Barrick May Take $5.5 Billion Writedown on Pascua-LamaLiezel Hill
Barrick Gold Corp., the world’s biggest gold miner, may take a writedown of as much as $5.5 billion on its Pascua-Lama project in the Andes after the price of the metal plunged close to a three-year low.
Barrick is also likely to take other “significant” impairment charges for the second quarter as it reviews goodwill and other assets, the Toronto-based company said yesterday in a statement.
Barrick now expects first production from the mine on the Chile-Argentina border in mid-2016, compared with a previous target of the second half of 2014. It will provide an updated capital cost estimate during the third quarter, after finalizing a new construction schedule. Barrick raised the cost estimate twice last year to as much as $8.5 billion.
Gold futures in New York have plunged 27 percent this year and slipped below $1,200 an ounce on June 27 for the first time since August 2010. A “storm of writedowns” is coming from the gold mining industry, Jake Greenberg, a metals and mining specialist at Jefferies International Ltd., said in a June 19 note.
Newcrest Mining Ltd. said earlier this month it expects to take a writedown of as much as A$6 billion ($5.5 billion) on its mines because of lower gold prices. The Melbourne-based company, which expects to write down its assets by about 25 percent of their book value as of Dec. 31, has seen its market value fall A$3.6 billion this month to A$7.6 billion.
Barrick said it plans to resequence development of Pascua-Lama, which means staffing levels will be reduced because construction is spread over a longer period of time. The company expects total spending on the project in 2013 and 2014 will now be $1.5 billion to $1.8 billion lower.
Construction on the Chilean side of Pascua-Lama has been halted since April, after a Chilean court accepted an injunction filed by indigenous communities and Chile’s environmental regulator later ordered work to protect water supplies before the project can resume.

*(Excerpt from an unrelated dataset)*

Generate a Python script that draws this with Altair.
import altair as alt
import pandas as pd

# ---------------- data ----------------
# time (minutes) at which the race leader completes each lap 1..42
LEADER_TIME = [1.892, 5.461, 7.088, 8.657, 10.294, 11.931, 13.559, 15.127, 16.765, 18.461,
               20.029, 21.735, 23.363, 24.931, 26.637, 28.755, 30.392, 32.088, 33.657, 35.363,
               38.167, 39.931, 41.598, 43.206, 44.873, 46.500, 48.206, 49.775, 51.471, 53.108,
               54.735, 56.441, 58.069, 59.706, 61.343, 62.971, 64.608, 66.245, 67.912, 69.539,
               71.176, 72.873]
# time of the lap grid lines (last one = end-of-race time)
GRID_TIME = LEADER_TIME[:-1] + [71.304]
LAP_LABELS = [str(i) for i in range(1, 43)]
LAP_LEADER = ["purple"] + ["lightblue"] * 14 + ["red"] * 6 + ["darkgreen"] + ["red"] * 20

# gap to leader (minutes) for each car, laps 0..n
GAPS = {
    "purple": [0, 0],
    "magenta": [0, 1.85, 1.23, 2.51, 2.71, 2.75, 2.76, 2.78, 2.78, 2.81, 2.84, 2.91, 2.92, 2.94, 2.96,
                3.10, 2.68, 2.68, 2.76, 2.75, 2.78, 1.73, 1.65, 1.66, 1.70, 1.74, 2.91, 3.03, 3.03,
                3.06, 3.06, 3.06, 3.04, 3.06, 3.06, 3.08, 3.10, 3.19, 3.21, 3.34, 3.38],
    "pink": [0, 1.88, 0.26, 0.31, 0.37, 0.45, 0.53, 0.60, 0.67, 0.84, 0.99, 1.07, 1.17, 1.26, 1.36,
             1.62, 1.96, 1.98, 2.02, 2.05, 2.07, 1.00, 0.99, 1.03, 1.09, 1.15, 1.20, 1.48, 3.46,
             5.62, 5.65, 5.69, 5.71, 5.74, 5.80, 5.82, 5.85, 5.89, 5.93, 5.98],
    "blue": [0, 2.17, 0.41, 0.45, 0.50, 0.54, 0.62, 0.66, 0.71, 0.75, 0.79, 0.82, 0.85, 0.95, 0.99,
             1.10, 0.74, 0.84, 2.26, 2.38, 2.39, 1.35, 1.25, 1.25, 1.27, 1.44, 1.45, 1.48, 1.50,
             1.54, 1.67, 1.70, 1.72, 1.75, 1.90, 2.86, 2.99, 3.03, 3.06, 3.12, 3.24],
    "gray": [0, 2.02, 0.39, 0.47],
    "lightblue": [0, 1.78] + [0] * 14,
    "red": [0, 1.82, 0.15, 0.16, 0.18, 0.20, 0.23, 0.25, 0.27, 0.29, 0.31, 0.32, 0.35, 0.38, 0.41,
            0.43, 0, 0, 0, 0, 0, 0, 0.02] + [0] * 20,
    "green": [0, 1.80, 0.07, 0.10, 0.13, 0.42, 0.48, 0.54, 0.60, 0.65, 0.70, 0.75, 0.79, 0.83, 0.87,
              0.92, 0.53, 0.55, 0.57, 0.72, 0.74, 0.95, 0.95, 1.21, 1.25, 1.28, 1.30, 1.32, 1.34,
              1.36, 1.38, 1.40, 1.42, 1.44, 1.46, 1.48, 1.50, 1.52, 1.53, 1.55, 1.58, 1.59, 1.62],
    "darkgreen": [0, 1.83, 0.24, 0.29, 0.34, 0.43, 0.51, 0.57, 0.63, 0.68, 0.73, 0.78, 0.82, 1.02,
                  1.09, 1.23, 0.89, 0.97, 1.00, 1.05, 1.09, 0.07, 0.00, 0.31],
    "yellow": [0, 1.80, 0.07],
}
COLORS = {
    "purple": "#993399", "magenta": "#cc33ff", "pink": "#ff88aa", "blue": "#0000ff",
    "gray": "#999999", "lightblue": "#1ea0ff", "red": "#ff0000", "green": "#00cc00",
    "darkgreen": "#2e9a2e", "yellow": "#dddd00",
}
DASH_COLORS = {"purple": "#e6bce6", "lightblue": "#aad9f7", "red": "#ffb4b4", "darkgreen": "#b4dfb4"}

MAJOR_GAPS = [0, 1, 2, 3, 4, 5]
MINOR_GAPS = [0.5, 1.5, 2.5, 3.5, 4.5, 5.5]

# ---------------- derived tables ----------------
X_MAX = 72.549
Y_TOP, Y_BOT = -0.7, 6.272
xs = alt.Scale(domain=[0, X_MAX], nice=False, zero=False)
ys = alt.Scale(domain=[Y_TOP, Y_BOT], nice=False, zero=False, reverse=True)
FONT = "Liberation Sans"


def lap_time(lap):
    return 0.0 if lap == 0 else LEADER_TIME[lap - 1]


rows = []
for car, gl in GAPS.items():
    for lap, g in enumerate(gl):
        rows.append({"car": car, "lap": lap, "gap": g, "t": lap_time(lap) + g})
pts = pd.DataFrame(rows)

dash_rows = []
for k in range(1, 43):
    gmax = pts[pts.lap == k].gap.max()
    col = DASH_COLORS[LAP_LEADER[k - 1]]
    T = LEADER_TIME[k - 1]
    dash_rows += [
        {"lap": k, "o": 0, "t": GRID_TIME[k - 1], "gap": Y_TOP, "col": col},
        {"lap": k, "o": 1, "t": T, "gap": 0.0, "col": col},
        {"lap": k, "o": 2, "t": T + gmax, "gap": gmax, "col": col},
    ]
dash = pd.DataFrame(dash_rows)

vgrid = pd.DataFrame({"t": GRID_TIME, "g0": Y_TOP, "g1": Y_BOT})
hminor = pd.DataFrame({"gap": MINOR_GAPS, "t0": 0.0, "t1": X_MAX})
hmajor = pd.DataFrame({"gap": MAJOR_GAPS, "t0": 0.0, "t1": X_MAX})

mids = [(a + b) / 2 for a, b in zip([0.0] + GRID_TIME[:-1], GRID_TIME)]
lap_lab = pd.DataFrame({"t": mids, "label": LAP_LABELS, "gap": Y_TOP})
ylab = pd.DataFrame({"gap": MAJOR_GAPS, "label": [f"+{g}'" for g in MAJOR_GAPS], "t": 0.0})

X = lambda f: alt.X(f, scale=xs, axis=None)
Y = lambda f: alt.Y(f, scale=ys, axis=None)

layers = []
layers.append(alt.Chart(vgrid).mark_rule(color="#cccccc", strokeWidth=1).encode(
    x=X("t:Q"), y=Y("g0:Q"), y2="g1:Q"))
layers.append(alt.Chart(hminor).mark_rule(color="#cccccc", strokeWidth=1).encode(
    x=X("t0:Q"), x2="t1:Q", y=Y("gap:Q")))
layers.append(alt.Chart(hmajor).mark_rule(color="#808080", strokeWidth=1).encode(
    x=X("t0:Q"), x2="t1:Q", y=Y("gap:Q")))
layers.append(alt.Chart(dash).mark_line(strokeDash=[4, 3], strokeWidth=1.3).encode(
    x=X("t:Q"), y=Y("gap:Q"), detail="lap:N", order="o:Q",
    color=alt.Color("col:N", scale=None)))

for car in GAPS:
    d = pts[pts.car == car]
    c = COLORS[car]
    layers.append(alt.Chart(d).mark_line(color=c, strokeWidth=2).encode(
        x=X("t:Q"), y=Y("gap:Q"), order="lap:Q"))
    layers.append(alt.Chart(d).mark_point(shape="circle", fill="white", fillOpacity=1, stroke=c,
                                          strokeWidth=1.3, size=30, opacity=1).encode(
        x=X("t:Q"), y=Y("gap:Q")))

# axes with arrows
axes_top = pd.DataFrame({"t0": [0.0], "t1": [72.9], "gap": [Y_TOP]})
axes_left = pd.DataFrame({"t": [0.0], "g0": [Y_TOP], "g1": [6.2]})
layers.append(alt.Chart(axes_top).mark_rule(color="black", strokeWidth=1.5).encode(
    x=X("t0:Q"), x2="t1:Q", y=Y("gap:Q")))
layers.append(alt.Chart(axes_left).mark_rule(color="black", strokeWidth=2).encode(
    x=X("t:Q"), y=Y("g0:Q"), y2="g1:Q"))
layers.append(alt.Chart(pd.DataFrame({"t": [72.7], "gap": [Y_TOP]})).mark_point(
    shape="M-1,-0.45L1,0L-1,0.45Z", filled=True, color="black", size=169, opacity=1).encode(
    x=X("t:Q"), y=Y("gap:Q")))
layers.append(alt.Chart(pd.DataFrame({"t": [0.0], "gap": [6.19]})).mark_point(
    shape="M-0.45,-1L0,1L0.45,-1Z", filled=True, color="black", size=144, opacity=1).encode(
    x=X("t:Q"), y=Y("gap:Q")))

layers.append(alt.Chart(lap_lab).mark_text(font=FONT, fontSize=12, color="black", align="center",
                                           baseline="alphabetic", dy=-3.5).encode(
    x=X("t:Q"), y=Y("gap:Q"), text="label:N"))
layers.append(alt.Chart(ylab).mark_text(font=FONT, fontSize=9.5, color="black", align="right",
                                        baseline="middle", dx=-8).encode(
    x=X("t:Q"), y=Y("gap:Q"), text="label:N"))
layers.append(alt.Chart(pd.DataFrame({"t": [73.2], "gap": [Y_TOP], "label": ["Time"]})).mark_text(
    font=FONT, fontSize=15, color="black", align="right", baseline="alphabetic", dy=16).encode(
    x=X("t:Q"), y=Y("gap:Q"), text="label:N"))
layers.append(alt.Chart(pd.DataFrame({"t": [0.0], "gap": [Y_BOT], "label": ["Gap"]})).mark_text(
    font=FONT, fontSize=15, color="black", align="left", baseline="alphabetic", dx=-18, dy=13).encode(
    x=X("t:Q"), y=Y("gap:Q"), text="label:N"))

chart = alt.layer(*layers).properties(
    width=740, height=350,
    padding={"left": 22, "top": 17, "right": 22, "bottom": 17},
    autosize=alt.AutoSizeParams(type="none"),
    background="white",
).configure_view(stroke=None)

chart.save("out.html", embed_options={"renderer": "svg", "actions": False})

Barrick has submitted a plan for review by Chilean authorities to build the project’s water-management system in compliance with permit conditions, which it plans to complete by the end of 2014, followed by restarting the remaining construction work in Chile.
Pascua-Lama, which was originally forecast to cost no more than $3 billion when the construction was approved in 2009, is expected to produce an average of 800,000 to 850,000 ounces annually in its first five years of production.
The mine has “significant and strategic value for Barrick shareholders,” Chief Executive Officer Jamie Sokalsky said in the statement.
Barrick has dropped 52 percent this year. The Philadelphia Stock Exchange Gold and Silver Index of 30 companies has fallen 46 percent in 2013.